My initial impression of driving in SoCal was that people were trying to kill me. This isn't necessarily the case - it's just that people make snap decisions at high speeds far more than I was used to. The driving style there is quick and decisive, and you need to become used to this and able to drive in a similar manner (e.g. drive at the speed of traffic if you don't want pissed off people trying to get around you in a profoundly unsafe way).

People drive big cars. You don't need an SUV, but this isn't an area to be driving a Mini.

Become a member of AAA. The cost is about $60, and in return you get free towing, flat tire, lockout, etc. roadside assistance. You will break down eventually, and probably in an area where you can't possibly walk to find a phonebook to call a towing company.

Learn about car maintenance. Maintaining your vehicle, even little things like checking your coolant/oil levels frequently, will help prevent you from being one of those poor sods you see on the side of the freeway, broken down and baking in the summer sun.
posted by Wavelet at 9:25 AM on July 19, 2007

People drive big cars. You don't need an SUV, but this isn't an area to be driving a Mini.

Not to derail, but don't be dissuaded from getting a smaller, zippier car if it means you'll be more aware of the road around you and can maneuver better than an SUV would. We drive a little Chevy Cobalt here and aside from sometimes not being able to see around the backs of Suburbans next to you when you're trying to pull out of a parking space, we've had zero problems.

Here's a long, scary New Yorker article about how SUVs have changed our ideas about car safety. Maybe for the plane ride out here?
posted by mdonley at 9:32 AM on July 19, 2007

Do NOT buy a car with a manual transmission. Get an automatic. Using a stick shift isn't bad when you don't have to deal with traffic, but it's a nightmare in the bumper-to-bumper nonsense you're going to be dealing with. Your left leg gets tired from the clutch and you just get sick of the whole rigmarole or shifting up and down and up and down and up and down...
posted by HotPatatta at 9:32 AM on July 19, 2007

Read this, its about how to reduce fuel use.
posted by Gregamell at 10:02 AM on July 19, 2007

Be aware of motorcyclists, we are able to legally split lanes during slow traffic (momentarily using the same lane you are in).

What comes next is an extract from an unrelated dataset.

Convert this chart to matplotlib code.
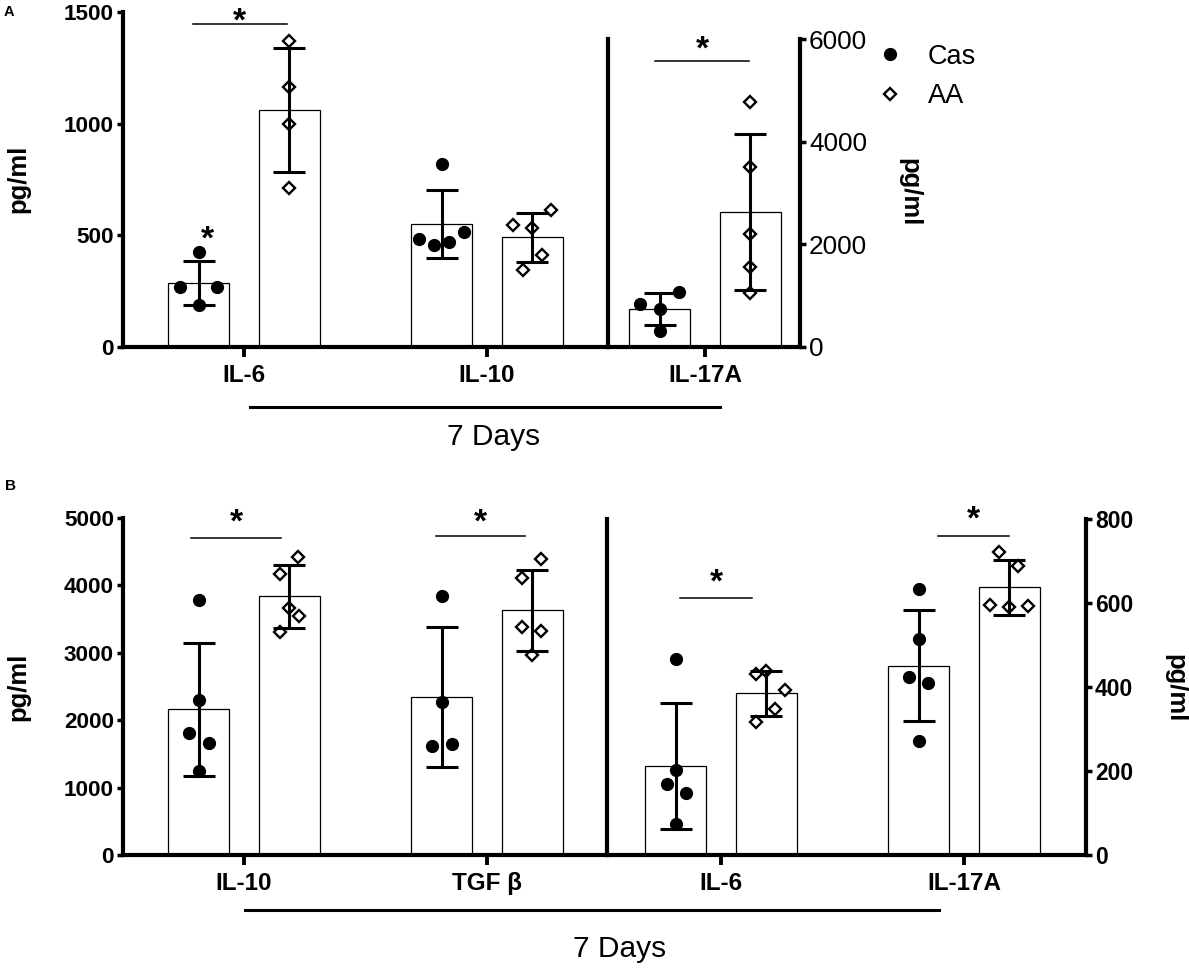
import numpy as np
import matplotlib
matplotlib.use("Agg")
import matplotlib.pyplot as plt
from matplotlib.lines import Line2D

plt.rcParams['font.family'] = ['Liberation Sans', 'DejaVu Sans']

W, H = 1189, 968

# ---- panel A data (pg/ml) ----
a_left_cats = ['IL-6', 'IL-10']
a_left_cas_mean = [287, 550]
a_left_cas_sd = [97, 153]
a_left_aa_mean = [1061, 492]
a_left_aa_sd = [277, 110]
a_left_cas_pts = [[425, 267, 267, 189], [821, 483, 457, 472, 517]]
a_left_aa_pts = [[1370, 1165, 998, 711], [547, 535, 614, 413, 346]]

a_right_cats = ['IL-17A']
a_right_cas_mean = [740]
a_right_cas_sd = [309]
a_right_aa_mean = [2630]
a_right_aa_sd = [1510]
a_right_cas_pts = [[844, 740, 1078, 318]]
a_right_aa_pts = [[4773, 3507, 2201, 1559, 1052]]

# ---- panel B data (pg/ml) ----
b_left_cats = ['IL-10', 'TGF β']
b_left_cas_mean = [2163, 2342]
b_left_cas_sd = [985, 1040]
b_left_aa_mean = [3837, 3629]
b_left_aa_sd = [470, 605]
b_left_cas_pts = [[3787, 2302, 1807, 1658, 1248], [3837, 2267, 1619, 1649]]
b_left_aa_pts = [[4416, 4168, 3663, 3550, 3302], [4396, 4109, 3381, 3317, 2960]]

b_right_cats = ['IL-6', 'IL-17A']
b_right_cas_mean = [212, 451]
b_right_cas_sd = [150, 133]
b_right_aa_mean = [385, 637]
b_right_aa_sd = [53, 65]
b_right_cas_pts = [[466, 203, 168, 147, 75], [633, 514, 425, 409, 272]]
b_right_aa_pts = [[431, 438, 392, 348, 316], [721, 687, 596, 590, 592]]

# horizontal scatter of the single points (x offsets from bar centre)
a_left_cas_jit = [[0, -0.079, 0.074, 0], [0, -0.093, -0.033, 0.030, 0.093]]
a_left_aa_jit = [[0, 0, 0, 0], [-0.079, 0, 0.079, 0.039, -0.039]]
a_right_cas_jit = [[-0.082, 0, 0.080, 0]]
a_right_aa_jit = [[0, 0, 0, 0, 0]]
b_left_cas_jit = [[0, 0, -0.039, 0.041, 0], [0, 0, -0.039, 0.041]]
b_left_aa_jit = [[0.038, -0.038, 0, 0.039, -0.038], [0.038, -0.041, -0.041, 0.038, 0]]
b_right_cas_jit = [[0, 0, -0.038, 0.041, 0], [0, 0, -0.041, 0.038, 0]]
b_right_aa_jit = [[-0.041, 0, 0.077, 0.038, -0.041], [-0.041, 0.038, -0.08, 0, 0.077]]

# significance bars: (x0, x1, y of line, y of star)
a_left_sig = [(-0.21, 0.175, 1445, 1500)]
a_left_cas_star = (-0.15, 524)
a_right_sig = [(-0.205, 0.18, 5577, 5980)]
b_left_sig = [(-0.218, 0.152, 4703, 5074), (0.79, 1.156, 4733, 5074)]
b_right_sig = [(-0.169, 0.128, 612, 671), (0.893, 1.185, 760, 821)]

OFF = 0.186
BW = 0.251


def rect(x0, x1, y0, y1):
    return [x0 / W, 1 - y1 / H, (x1 - x0) / W, (y1 - y0) / H]


def star(ax, x, y, fs=24):
    ax.annotate('*', (x, y), xytext=(0, -0.56 * fs), textcoords='offset points',
                ha='center', va='baseline', fontsize=fs, fontweight='bold',
                annotation_clip=False)


def draw_groups(ax, cas_mean, cas_sd, aa_mean, aa_sd, cas_pts, aa_pts, cas_jit, aa_jit):
    for i in range(len(cas_mean)):
        for xc, m, s, pts, jit, mk in [(i - OFF, cas_mean[i], cas_sd[i], cas_pts[i], cas_jit[i], 'o'),
                                       (i + OFF, aa_mean[i], aa_sd[i], aa_pts[i], aa_jit[i], 'D')]:
            ax.bar(xc, m, width=BW, color='white', edgecolor='black', linewidth=0.9, zorder=2)
            if mk == 'o':
                ax.plot(xc + np.array(jit), pts, 'o', ms=8.5, color='black', zorder=3, clip_on=False)
            else:
                ax.plot(xc + np.array(jit), pts, 'D', ms=6.3, mfc='white', mec='black', mew=1.7,
                        zorder=3, clip_on=False)
            ax.errorbar(xc, m, yerr=s, fmt='none', ecolor='black', elinewidth=2.2,
                        capsize=11.5, capthick=2.2, zorder=4)


def sig(ax, items):
    for x0, x1, yl, ys in items:
        ax.plot([x0, x1], [yl, yl], color='black', lw=1.1, clip_on=False)
        star(ax, (x0 + x1) / 2, ys)


def style_left(ax, cats, ymax, yt, xlim):
    ax.set_xlim(*xlim)
    ax.set_ylim(0, ymax)
    ax.set_yticks(yt)
    ax.set_xticks(range(len(cats)))
    ax.set_xticklabels(cats, fontsize=17.5, fontweight='bold')
    for lab in ax.get_yticklabels():
        lab.set_fontweight('bold')
        lab.set_fontsize(16.2)
    ax.spines['top'].set_visible(False)
    ax.spines['right'].set_visible(False)
    ax.spines['left'].set_linewidth(3)
    ax.spines['bottom'].set_linewidth(3)
    ax.tick_params(axis='y', length=4.5, width=2.5, pad=2)
    ax.tick_params(axis='x', length=7, width=2.8, pad=5)


def style_right(ax, cats, ymax, yt, xlim, bold):
    ax.set_xlim(*xlim)
    ax.set_ylim(0, ymax)
    ax.set_xticks(range(len(cats)))
    ax.set_xticklabels(cats, fontsize=17.5, fontweight='bold')
    ax.spines['top'].set_visible(False)
    ax.spines['left'].set_linewidth(3)
    ax.spines['right'].set_linewidth(3)
    ax.spines['bottom'].set_linewidth(3)
    ax.yaxis.tick_right()
    ax.set_yticks(yt)
    for lab in ax.get_yticklabels():
        if bold:
            lab.set_fontweight('bold')
            lab.set_fontsize(16.5)
        else:
            lab.set_fontsize(18.8)
    ax.tick_params(axis='y', length=4.5, width=2.5, pad=2)
    ax.tick_params(axis='x', length=7, width=2.8, pad=5)


fig = plt.figure(figsize=(W / 100, H / 100), dpi=100)

# ---- panel A ----
axA = fig.add_axes(rect(123, 608, 12, 347))
draw_groups(axA, a_left_cas_mean, a_left_cas_sd, a_left_aa_mean, a_left_aa_sd,
            a_left_cas_pts, a_left_aa_pts, a_left_cas_jit, a_left_aa_jit)
style_left(axA, a_left_cats, 1500, [0, 500, 1000, 1500], (-0.498, 1.498))
sig(axA, a_left_sig)
star(axA, *a_left_cas_star)

axA2 = fig.add_axes(rect(608, 800, 39, 347))
draw_groups(axA2, a_right_cas_mean, a_right_cas_sd, a_right_aa_mean, a_right_aa_sd,
            a_right_cas_pts, a_right_aa_pts, a_right_cas_jit, a_right_aa_jit)
style_right(axA2, a_right_cats, 6000, [0, 2000, 4000, 6000], (-0.399, 0.391), False)
sig(axA2, a_right_sig)

# ---- panel B ----
axB = fig.add_axes(rect(123, 607, 518, 855))
draw_groups(axB, b_left_cas_mean, b_left_cas_sd, b_left_aa_mean, b_left_aa_sd,
            b_left_cas_pts, b_left_aa_pts, b_left_cas_jit, b_left_aa_jit)
style_left(axB, b_left_cats, 5000, [0, 1000, 2000, 3000, 4000, 5000], (-0.498, 1.494))
sig(axB, b_left_sig)

axB2 = fig.add_axes(rect(607, 1086, 519, 855))
draw_groups(axB2, b_right_cas_mean, b_right_cas_sd, b_right_aa_mean, b_right_aa_sd,
            b_right_cas_pts, b_right_aa_pts, b_right_cas_jit, b_right_aa_jit)
style_right(axB2, b_right_cats, 800, [0, 200, 400, 600, 800], (-0.469, 1.502), True)
sig(axB2, b_right_sig)

# axis titles and panel letters
fig.text(18 / W, 1 - 179 / H, 'pg/ml', rotation=90, ha='center', va='center',
         fontsize=18.5, fontweight='bold')
fig.text(909 / W, 1 - 192 / H, 'pg/ml', rotation=270, ha='center', va='center',
         fontsize=18.5, fontweight='bold')
fig.text(18 / W, 1 - 687 / H, 'pg/ml', rotation=90, ha='center', va='center',
         fontsize=18.5, fontweight='bold')
fig.text(1175 / W, 1 - 688 / H, 'pg/ml', rotation=270, ha='center', va='center',
         fontsize=18.5, fontweight='bold')
fig.text(9 / W, 1 - 12 / H, 'A', ha='center', va='center', fontsize=10.5, fontweight='bold')
fig.text(10 / W, 1 - 486 / H, 'B', ha='center', va='center', fontsize=11, fontweight='bold')

# "7 Days" brackets
fig.add_artist(Line2D([250 / W, 720 / W], [1 - 407 / H, 1 - 407 / H], color='black', lw=2.2))
fig.text(494 / W, 1 - 437 / H, '7 Days', ha='center', va='center', fontsize=21.5)
fig.add_artist(Line2D([245 / W, 939 / W], [1 - 910 / H, 1 - 910 / H], color='black', lw=2.2))
fig.text(620 / W, 1 - 949 / H, '7 Days', ha='center', va='center', fontsize=21.5)

# legend
handles = [Line2D([], [], ls='none', marker='o', ms=8.5, color='black'),
           Line2D([], [], ls='none', marker='D', ms=6.3, mfc='white', mec='black', mew=1.7)]
fig.legend(handles, ['Cas', 'AA'], loc='upper left', bbox_to_anchor=(866 / W, 1 - 33 / H),
           frameon=False, fontsize=19.5, handlelength=1.0, handletextpad=0.87,
           labelspacing=0.5, borderpad=0.4, borderaxespad=0)

fig.savefig('out.png', dpi=100)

And if you are driving while gabbing on a cell phone as wuzandfuzz recommends, you can anticipate the very worst of car culture.
posted by artdrectr at 10:15 AM on July 19, 2007

I just moved to the LA area from the Detroit area, and I don't really get the ZOMG TRAFFIX hate yet. Going into Detroit, you can be doing 100 in the middle lane and still have people blow past you on the right, giving you the finger. Here it seems a lot more relaxed and a lot less Mad Max. But I'm on the west side, so what do I know?

Here are tips that make my life easier— Allow more time for the commute. I find that when I've got an extra few minutes, I can be a LOT more relaxed about that piece of shit motherfucker in the goddamned Lexus who's just horned into my lane.

Do USE YOUR SIGNALS. I'm not sure if they come standard on cars out here, but they make everyone's lives easier. It's like giving a speech, where you tell the audience what you're going to tell them in your introduction, then tell them what you told them you were going to tell them in your body: tell everyone where you're going to go, then go there.

Learn the side routes— Everything people tell me regarding directions always involves freeways, and there are almost always better ways to get there than the freeways. Luckily, the 10 is near where I live, and that's rarely congested around me.
posted by klangklangston at 12:34 PM on July 19, 2007

If you are joining AAA get at least the "Plus" level you will regret the 7 miles -> 100 miles towing difference if nothing else.

Thomas guide is a must. I do not think i know anybody who does not at least have an out of date copy in their car.

Ask people for their favorite routes to places. People in LA and Orange County know traffic as they have to deal with it and are usually glad to discuss routes.

And remember the car is for fun things as well, driving to the beach and the mountains. Take a drive in to central LA on the weekends and it is a truly great place to drive about. The buildings and dodging adverts being filmed are worth it.
posted by stuartmm at 1:14 PM on July 19, 2007

When you see traffic slowing down up ahead, shift into the right lanes. And sometimes you can use connector ramps to bypass traffic.

I've never understood why LA traffic is thought to be bad.

Agreed. I think it's East Coast envy eminating from that media stronghold of truly horrendous traffic, DC.
posted by Rash at 1:22 PM on July 19, 2007

Afternoon rush "hour" in LA is from 3 to ~8pm.

Even if you're not on your cell, beware because a lot of the other drivers will be, often meaning they are not paying attention.

The 405 is a nightmare if you hit it at the wrong time.

There are a million freeways that cross by downtown (10, 101, 110 etc.) Be careful. If you miss your exit and try and get off at the next one and turn around, you may end up lost.

Nthing the Thomas Guide.

Also, sudden slowing does not usually mean an accident is ahead. I found that most of the time traffic would slow around a certain point for no apparent reason!
posted by PinkButterfly at 1:45 PM on July 19, 2007

Turn signals are the facial expressions of autombiles. It's true. If you don't use them, you drive like Rainman.
posted by bonehead at 3:37 PM on July 19, 2007

Oh, and watch out for cops overtaking and then proceeding to weave across the freeway at high speed. It means they want to slow all the traffic down. I almost crapped my pants the first time I saw them doing this.
posted by wackybrit at 11:21 PM on July 19, 2007

The call that running a "traffic break." I only saw it happen once, but heard 'em mention it on the traffic news, and wondered. Also, they'll talk about "bob-tail trucks" which are known as tow trucks elsewhere.